I don’t want to sound hyperbolic, but I’m reminded of the flurry of attention Twitter received during the Arab Spring. Suddenly people understood how powerful the platform could be. When I discovered how many streams I could see of the New York disaster, I think I finally understood why live streaming can be so compelling, and how it might change how we interact online. That’s especially true these days, where bystander cell phone video can make the news, as it did in the tragic case of Eric Garner. In fact, Periscope’s developers have made a point of saying that they see potential for unique journalistic opportunities with their app. With Periscope, we can see the world unfold right now, and then watch it all again later.
Stream Your Life
The big problem with live streams is that, for the most part, life is boring. On the rare occasions when something interesting happens, it’s often over before we can tune in. Periscope neatly solves this problem by saving streams, giving each stream a life outside the moment. This also allows for Periscope’s staff to curate videos in the app, allowing the company to put its best foot forward.

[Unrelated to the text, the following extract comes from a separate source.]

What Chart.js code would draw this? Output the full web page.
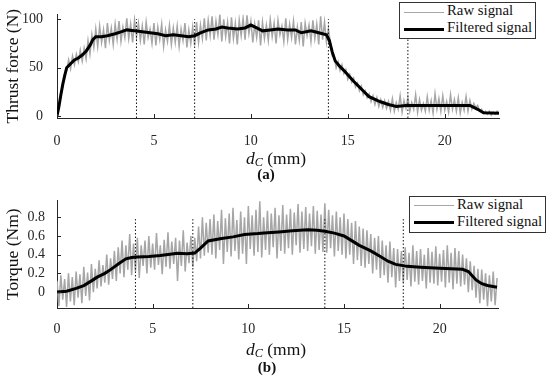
<!DOCTYPE html>
<html>
<head>
<meta charset="utf-8">
<script src="https://cdn.jsdelivr.net/npm/chart.js@4.4.1/dist/chart.umd.min.js"></script>
<style>
  body { margin: 0; background: #fff; }
  #wrap { position: relative; width: 550px; height: 377px; font-family: "Liberation Serif", serif; color: #111; }
  canvas { position: absolute; left: 0; }
  .xlab { position: absolute; font-size: 17.5px; line-height: 17.5px; white-space: nowrap; transform: translateX(-50%); }
  .xlab sub { font-size: 0.7em; position: relative; top: 0.2em; vertical-align: baseline; font-style: italic; }
  .cap { position: absolute; font-size: 15px; line-height: 15px; font-weight: bold; white-space: nowrap; transform: translateX(-50%); }
  .legend { position: absolute; width: 137px; height: 37px; box-sizing: border-box; border: 1px solid #333; background: #fff; font-size: 14.8px; line-height: 14.8px; }
  .legend .sw { position: absolute; left: 4px; width: 40px; }
  .legend .tx { position: absolute; left: 47px; white-space: nowrap; }
</style>
</head>
<body>
<div id="wrap">
  <canvas id="thrust" width="550" height="190" style="top:0"></canvas>
  <canvas id="torque" width="550" height="189" style="top:188px"></canvas>

  <div class="xlab" style="left:276px; top:150px"><i>d</i><sub>C</sub> (mm)</div>
  <div class="cap" style="left:266px; top:167px">(a)</div>
  <div class="xlab" style="left:276px; top:341px"><i>d</i><sub>C</sub> (mm)</div>
  <div class="cap" style="left:267px; top:360px">(b)</div>

  <div class="legend" style="left:399px; top:2px">
    <div class="sw" style="top:9px; height:1px; background:#a6a6a6"></div>
    <div class="tx" style="top:0px">Raw signal</div>
    <div class="sw" style="top:24.5px; height:3px; background:#000"></div>
    <div class="tx" style="top:17px">Filtered signal</div>
  </div>
  <div class="legend" style="left:409px; top:196px">
    <div class="sw" style="top:8px; height:1px; background:#a6a6a6"></div>
    <div class="tx" style="top:0px">Raw signal</div>
    <div class="sw" style="top:24px; height:3px; background:#000"></div>
    <div class="tx" style="top:17px">Filtered signal</div>
  </div>
</div>

<script>
// sample spacing of the raw signals (mm)
const rawStep = 0.1;

// (a) thrust force, raw samples from d = 0 to 22.8 mm
const thrustRaw = [
  0, 9, 24, 31, 44, 47,
  58, 49, 62, 53, 64,
  56, 68, 57, 70, 59,
  78, 64, 84, 71, 90,
  72, 93, 76, 89, 70, 96, 78, 91, 74, 95,
  79, 98, 77, 92, 81, 101, 80, 95, 76, 99,
  82, 96, 78, 93, 74, 97, 81, 90, 75, 96,
  73, 92, 79, 95, 72, 89, 77, 94, 74, 91,
  76, 93, 72, 90, 78, 96, 71, 89, 75, 92,
  73, 97, 76, 94, 80, 101, 78, 99, 83, 103,
  79, 98, 84, 105, 77, 100, 82, 97, 75, 102,
  80, 96, 74, 99, 83, 101, 79, 104, 85, 98,
  76, 95, 81, 99, 73, 97, 80, 94, 78, 100,
  82, 96, 75, 99, 84, 93, 77, 101, 79, 95,
  81, 98, 74, 92, 78, 97, 72, 96, 83, 94,
  77, 99, 80, 95, 74, 103, 79, 97, 76, 90,
  76, 62, 61, 50, 56, 47, 53, 44, 48, 38,
  43, 35, 39, 30, 34, 26, 31, 22, 26, 19,
  23, 15, 21, 12, 19, 10, 17, 9, 16, 8,
  15, 6, 18, 5, 14, 7, 21, 4, 16, 8,
  19, 5, 14, 7, 22, 4, 17, 6, 13, 5,
  20, 6, 16, 3, 23, 7, 18, 5, 21, 6,
  15, 4, 22, 7, 17, 5, 19, 3, 14, 6,
  20, 5, 16, 7, 13, 9, 11, 5, 7, 3,
  5, 2, 5, 1, 4, 2, 5, 3
];

// (a) filtered thrust force
const thrustFiltX = [0, 0.1, 0.2, 0.3, 0.4, 0.5, 0.7, 0.9, 1.1, 1.3, 1.5, 1.7, 1.85, 2.0, 2.3, 2.6, 3.0, 3.3, 3.6, 4.0,
  4.4, 4.8, 5.2, 5.6, 6.0, 6.4, 6.8, 7.1, 7.4, 7.8, 8.2, 8.5, 8.8, 9.3, 9.7, 10.0, 10.3, 10.6, 11.0, 11.4, 11.9,
  12.3, 12.6, 13.1, 13.5, 13.9, 14.05, 14.2, 14.35, 14.6, 14.85, 15.3, 15.7, 16.1, 16.65, 17.1, 17.5, 18.0, 19.0, 20.0, 21.3,
  21.7, 22.0, 22.8];
const thrustFilt = [0, 10, 22, 33, 42, 50, 54, 58, 60, 63, 67, 73, 79, 82, 82, 83, 85, 87, 89, 88,
  87, 86, 85, 83, 84, 83, 82, 83, 86, 89, 90, 92, 91, 90, 91, 94, 91, 88, 89, 90, 89,
  89, 86, 88, 86, 84, 78, 66, 57, 51, 46, 36, 28, 20, 15, 12, 10, 11, 11, 11, 11,
  7, 3.5, 3];

// (b) torque, raw samples from d = 0 to 23.0 mm
const torqueRaw = [
  0.12, -0.15, 0.18, -0.08, 0.14, -0.16, 0.2, -0.1, 0.16, -0.14, 0.22,
  -0.06, 0.19, -0.12, 0.27, -0.04, 0.21, -0.09, 0.3, 0.0, 0.25,
  0.04, 0.34, 0.06, 0.29, 0.1, 0.4, 0.08, 0.36, 0.14, 0.44,
  0.12, 0.48, 0.2, 0.55, 0.16, 0.5, 0.24, 0.62, 0.18, 0.52,
  0.22, 0.58, 0.15, 0.5, 0.28, 0.55, 0.2, 0.6, 0.26, 0.52,
  0.24, 0.63, 0.29, 0.5, 0.19, 0.56, 0.27, 0.64, 0.25, 0.54,
  0.3, 0.58, 0.12, 0.55, 0.28, 0.66, 0.22, 0.53, 0.31, 0.6,
  0.27, 0.58, 0.33, 0.7, 0.36, 0.8, 0.39, 0.74, 0.42, 0.78,
  0.4, 0.83, 0.36, 0.76, 0.45, 0.88, 0.3, 0.79, 0.43, 0.84,
  0.38, 0.9, 0.44, 0.77, 0.35, 0.86, 0.41, 0.8, 0.3, 0.92,
  0.46, 0.82, 0.39, 0.88, 0.43, 0.97, 0.37, 0.8, 0.45, 0.87,
  0.4, 0.84, 0.48, 0.9, 0.36, 0.82, 0.44, 0.93, 0.41, 0.83,
  0.47, 0.89, 0.4, 0.85, 0.5, 0.94, 0.42, 0.86, 0.46, 0.91,
  0.44, 0.84, 0.49, 0.92, 0.41, 0.87, 0.45, 0.83, 0.43, 0.95,
  0.42, 0.88, 0.47, 0.82, 0.38, 0.86, 0.44, 0.8, 0.4, 0.84,
  0.36, 0.78, 0.4, 0.74, 0.3, 0.76, 0.34, 0.7, 0.28, 0.68,
  0.26, 0.66, 0.3, 0.62, 0.2, 0.58, 0.24, 0.6, 0.15, 0.55,
  0.18, 0.5, 0.1, 0.54, 0.16, 0.47, 0.05, 0.46, 0.12, 0.44,
  0.1, 0.48, 0.13, 0.42, 0.06, 0.5, 0.11, 0.44, 0.08, 0.46,
  0.12, 0.4, 0.04, 0.47, 0.1, 0.43, 0.09, 0.49, 0.07, 0.41,
  0.11, 0.45, 0.05, 0.5, 0.1, 0.42, 0.03, 0.47, 0.09, 0.44,
  0.06, 0.4, 0.08, 0.36, 0.0, 0.33, 0.02, 0.28, -0.06, 0.25,
  -0.12, 0.24, -0.08, 0.2, -0.15, 0.18, -0.1, 0.22, -0.14, 0.15
];

// (b) filtered torque
const torqueFiltX = [0, 0.5, 1.0, 1.4, 1.8, 2.1, 2.5, 2.8, 3.2, 3.6, 3.9, 4.2, 4.8, 5.4, 5.9, 6.3, 6.8, 7.2, 7.5, 7.9,
  8.6, 9.2, 9.8, 10.5, 11.0, 11.6, 12.3, 13.1, 13.6, 14.0, 14.5, 15.0, 15.4, 15.8, 16.4, 16.9, 17.3, 17.7, 18.3, 19.0,
  20.0, 21.2, 21.5, 21.9, 22.2, 22.5, 23.0];
const torqueFilt = [0, 0.01, 0.04, 0.07, 0.12, 0.16, 0.2, 0.24, 0.3, 0.355, 0.37, 0.375, 0.38, 0.39, 0.405, 0.415, 0.41, 0.417, 0.47, 0.546,
  0.573, 0.59, 0.615, 0.625, 0.635, 0.643, 0.655, 0.667, 0.66, 0.65, 0.63, 0.6, 0.55, 0.5, 0.44, 0.38, 0.33, 0.296, 0.275, 0.265,
  0.254, 0.244, 0.22, 0.13, 0.09, 0.07, 0.052];

// dotted phase markers (mm)
const phaseMarks = [4.1, 7.1, 14.0, 18.1];

// axis ticks
const xTicks = [0, 5, 10, 15, 20];
const thrustTicks = [0, 50, 100];
const torqueTicks = [0, 0.2, 0.4, 0.6, 0.8];

const axisColor = "#262626";
const rawColor = "#a6a6a6";

// MATLAB style ticks pointing into the plot
const inwardTicks = {
  id: "inwardTicks",
  afterDatasetsDraw(chart) {
    const { ctx, chartArea: a, scales: { x, y } } = chart;
    ctx.save();
    ctx.strokeStyle = axisColor;
    ctx.lineWidth = 1;
    ctx.beginPath();
    x.ticks.forEach(t => {
      const px = Math.round(x.getPixelForValue(t.value)) + 0.5;
      ctx.moveTo(px, a.bottom);
      ctx.lineTo(px, a.bottom - 4);
    });
    y.ticks.forEach(t => {
      const py = Math.round(y.getPixelForValue(t.value)) + 0.5;
      ctx.moveTo(a.left, py);
      ctx.lineTo(a.left + 4, py);
    });
    ctx.stroke();
    ctx.restore();
  }
};

function makeChart(id, opts) {
  const raw = opts.raw.map((v, i) => ({ x: i * rawStep, y: v }));
  const filt = opts.filtX.map((x, i) => ({ x: x, y: opts.filt[i] }));
  const marks = phaseMarks.map(m => ({
    data: [{ x: m, y: opts.yMin }, { x: m, y: opts.markTop }],
    borderColor: "#111",
    borderWidth: 1,
    borderDash: [1.5, 2],
    pointRadius: 0,
    order: 1
  }));

  return new Chart(document.getElementById(id), {
    type: "line",
    data: {
      datasets: [
        { label: "Raw signal", data: raw, borderColor: rawColor, borderWidth: 1.5, pointRadius: 0, order: 2 },
        ...marks,
        { label: "Filtered signal", data: filt, borderColor: "#000", borderWidth: 3, pointRadius: 0, order: 0 }
      ]
    },
    options: {
      responsive: false,
      animation: false,
      devicePixelRatio: 1,
      layout: { padding: { top: opts.padTop, right: opts.padRight, left: 0, bottom: 0 } },
      plugins: { legend: { display: false }, tooltip: { enabled: false } },
      elements: { line: { tension: 0 } },
      scales: {
        x: {
          type: "linear",
          min: 0,
          max: opts.xMax,
          afterBuildTicks: s => { s.ticks = xTicks.map(v => ({ value: v })); },
          afterFit: s => { s.height = opts.xAxisH; },
          grid: { display: false },
          border: { display: true, color: axisColor, width: 1 },
          ticks: {
            color: axisColor,
            padding: opts.xTickPad,
            maxRotation: 0,
            autoSkip: false,
            font: { family: "Liberation Serif", size: 14 },
            callback: v => String(v)
          }
        },
        y: {
          type: "linear",
          min: opts.yMin,
          max: opts.yMax,
          afterBuildTicks: s => { s.ticks = opts.yTicks.map(v => ({ value: v })); },
          afterFit: s => { s.width = 57; },
          grid: { display: false },
          border: { display: true, color: axisColor, width: 1 },
          ticks: {
            color: axisColor,
            padding: opts.yTickPad,
            autoSkip: false,
            font: { family: "Liberation Serif", size: 14 },
            callback: v => String(v)
          },
          title: {
            display: true,
            text: opts.yTitle,
            color: "#111",
            padding: { top: 2.5, bottom: 0 },
            font: { family: "Liberation Serif", size: 17.5, weight: "normal" }
          }
        }
      }
    },
    plugins: [inwardTicks]
  });
}

makeChart("thrust", {
  raw: thrustRaw, filtX: thrustFiltX, filt: thrustFilt,
  xMax: 22.8, yMin: -2, yMax: 105, markTop: 100, yTicks: thrustTicks,
  yTitle: "Thrust force (N)",
  padTop: 9.5, padRight: 51, xAxisH: 72, xTickPad: 7, yTickPad: 6
});

makeChart("torque", {
  raw: torqueRaw, filtX: torqueFiltX, filt: torqueFilt,
  xMax: 23.05, yMin: -0.17, yMax: 0.98, markTop: 0.78, yTicks: torqueTicks,
  yTitle: "Torque (Nm)",
  padTop: 9.7, padRight: 52, xAxisH: 69, xTickPad: 5, yTickPad: 4
});
</script>
</body>
</html>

Replayable streams alone would be enough to win out over its main rival, Meerkat, but Periscope doesn’t stop there. It’s highly polished, exceptionally easy to use, and has worked to quickly introduce critical new features, such as limiting comments to followers and highlighting Periscope feeds from your friends. That said, I would like to see Periscope make saved streams embeddable and to copy Meerkat’s scheduling feature, which Tweets out the URL for a livestream before it takes place. Nevertheless, Periscope remains the clear Editors’ Choice for live-streaming iPhone apps.